A is Pareto-dominated by B if all voters who express any difference in
preference between A and B, prefer B to A. Note that a voter may simply
leave both unranked - that wouldn't count towards either's Pareto
dominance. If all voters equal-rank B and A, that doesn't count towards
any Pareto-dominance, either.

A is Pareto-dominated (period) if there's some other candidate by which
it is Pareto-dominated.

The strong Pareto criterion states that Pareto-dominated candidates
shouldn't win. This makes sense, because say X won and was
Pareto-dominated.

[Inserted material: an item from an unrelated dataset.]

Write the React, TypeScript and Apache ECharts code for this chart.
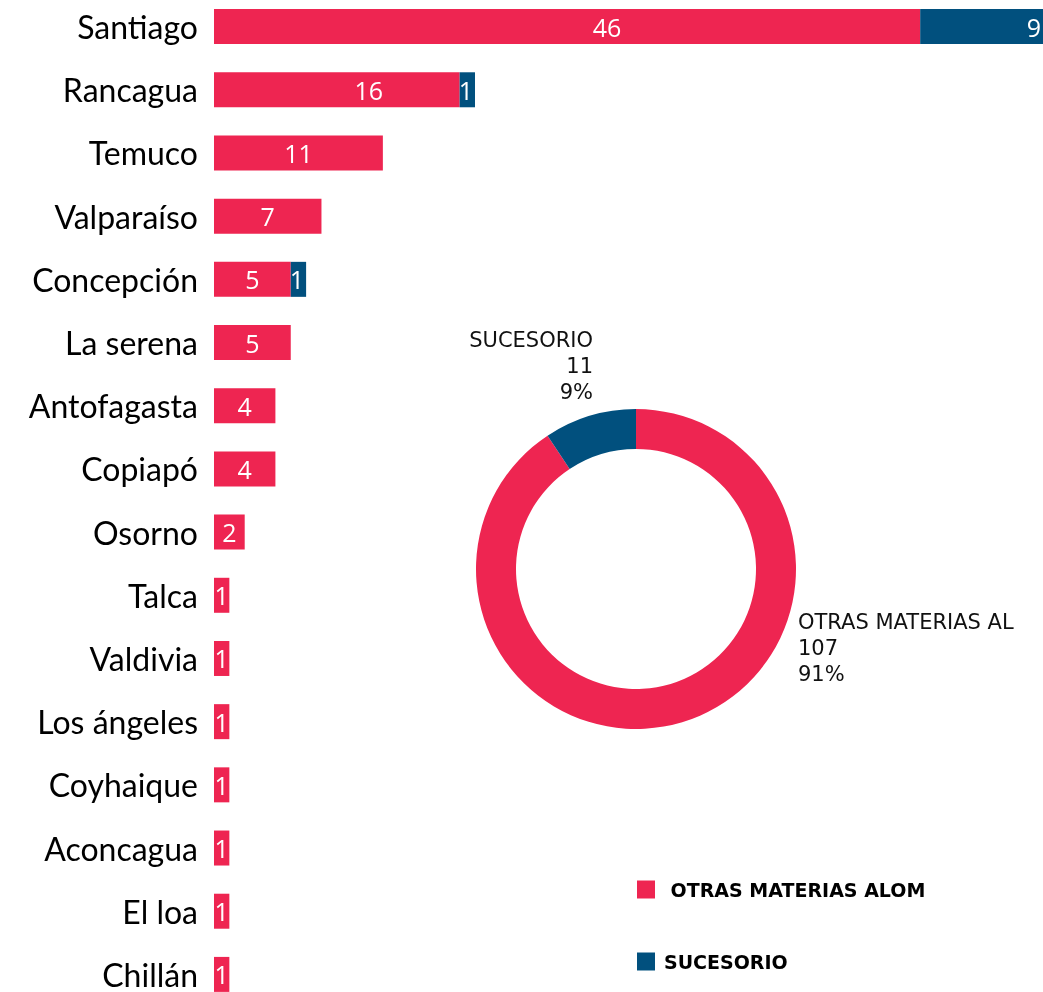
import React, { useEffect, useRef } from "react";
import * as echarts from "echarts";

const categories = [
  "Santiago", "Rancagua", "Temuco", "Valparaíso", "Concepción", "La serena",
  "Antofagasta", "Copiapó", "Osorno", "Talca", "Valdivia", "Los ángeles",
  "Coyhaique", "Aconcagua", "El loa", "Chillán",
];
const otrasValues = [46, 16, 11, 7, 5, 5, 4, 4, 2, 1, 1, 1, 1, 1, 1, 1];
const sucesorioValues = [9, 1, 0, 0, 1, 0, 0, 0, 0, 0, 0, 0, 0, 0, 0, 0];
const seriesNames = [" OTRAS MATERIAS ALOM", "SUCESORIO"];
const pieNames = ["OTRAS MATERIAS AL", "SUCESORIO"];
const pieValues = [107, 11];

const RED = "#EE2551";
const BLUE = "#01507E";
const OFF = 5; // div is shifted up by this many px

// label x-offsets to mimic the source's label placement on the first rows
const labelShift: Record<number, number> = { 0: 40, 1: 32 };

export default function App() {
  const ref = useRef<HTMLDivElement>(null);
  useEffect(() => {
    if (!ref.current) return;
    const chart = echarts.init(ref.current, undefined, { renderer: "svg" });
    const hideZero = (p: any) => (p.value ? String(p.value) : "");
    chart.setOption({
      animation: false,
      grid: { left: 214, right: 0, top: 0, bottom: 0 },
      xAxis: { type: "value", min: 0, max: 54, show: false },
      yAxis: {
        type: "category",
        data: categories,
        inverse: true,
        axisLine: { show: false },
        axisTick: { show: false },
        axisLabel: {
          color: "#000",
          fontFamily: "Lato",
          fontSize: 32,
          margin: 16,
        },
      },
      legend: {
        orient: "vertical",
        left: 632,
        top: 875 + OFF,
        itemWidth: 18,
        itemHeight: 18,
        itemGap: 53,
        icon: "rect",
        data: seriesNames,
        textStyle: {
          color: "#000",
          fontFamily: "DejaVu Sans",
          fontWeight: "bold",
          fontSize: 19,
          padding: [0, 0, 0, 4],
        },
      },
      series: [
        {
          name: seriesNames[0],
          type: "bar",
          stack: "total",
          barWidth: 35,
          data: otrasValues.map((v, i) =>
            labelShift[i] ? { value: v, label: { offset: [labelShift[i], 0] } } : v
          ),
          itemStyle: { color: RED },
          label: {
            show: true,
            position: "inside",
            color: "#fff",
            fontFamily: "Open Sans",
            fontSize: 25,
            formatter: hideZero,
          },
        },
        {
          name: seriesNames[1],
          type: "bar",
          stack: "total",
          barWidth: 35,
          data: sucesorioValues,
          itemStyle: { color: BLUE },
          label: {
            show: true,
            position: "insideRight",
            distance: 2,
            color: "#fff",
            fontFamily: "Open Sans",
            fontSize: 25,
            formatter: hideZero,
          },
        },
        {
          type: "pie",
          center: [636, 569 + OFF],
          radius: [120, 160],
          startAngle: 90,
          clockwise: true,
          percentPrecision: 0,
          data: pieNames.map((n, i) => ({
            name: n,
            value: pieValues[i],
            itemStyle: { color: i === 0 ? RED : BLUE },
          })),
          label: {
            show: true,
            formatter: "{b}\n{c}\n{d}%",
            color: "#111",
            fontFamily: "DejaVu Sans",
            fontSize: 21,
            lineHeight: 26,
          },
          labelLine: { show: false },
          labelLayout: (p: any) =>
            p.dataIndex === 0
              ? { x: 798, y: 609 + OFF, align: "left", verticalAlign: "top" }
              : { x: 593, y: 327 + OFF, align: "right", verticalAlign: "top" },
        },
      ],
    });
    return () => chart.dispose();
  }, []);
  return (
    <div
      ref={ref}
      style={{ position: "fixed", left: 0, top: -OFF, width: 1043, height: 1011 }}
    />
  );
}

Then people could (rightly) complain that everybody
who expressed some preference between X and some other candidate Y,
preferred Y, and therefore Y should have won.

Independence from Pareto-dominated alternatives then simply means that
Pareto-dominated candidates can't be spoilers either - they can't even
change who wins.

>> I imagine these resistances would mostly come into play in smaller
>> elections. Still, they're nice to have, and their existence
>> immediately tells parties not to try exploiting certain weaknesses
>> (because it won't work).
>
> yes, that's the whole point.  this is why i am not yet afraid of someone
> strategically voting to push a Condorcet election into a cycle.  it
> would be an unsafe way to accomplish a political goal.  how could anyone
> predict what would happen?

A party might still try, thinking they could pull it off; but complying
with a strategic criterion stops that dead, because there's no way it's
going to work. It doesn't even have to entertain the thought of trying.
With advanced methods, the barrier imposed by these criteria might be so
steep that the only remaining strategies are those where a sizable
fraction of the electorate has to cooperate, and then it's practically
strategy-proof in large public elections (barring "disorganized
strategy" like the "a sizable fraction goes on a Burial spree because
each individual voter thinks they have nothing to lose" of Warren's DH3).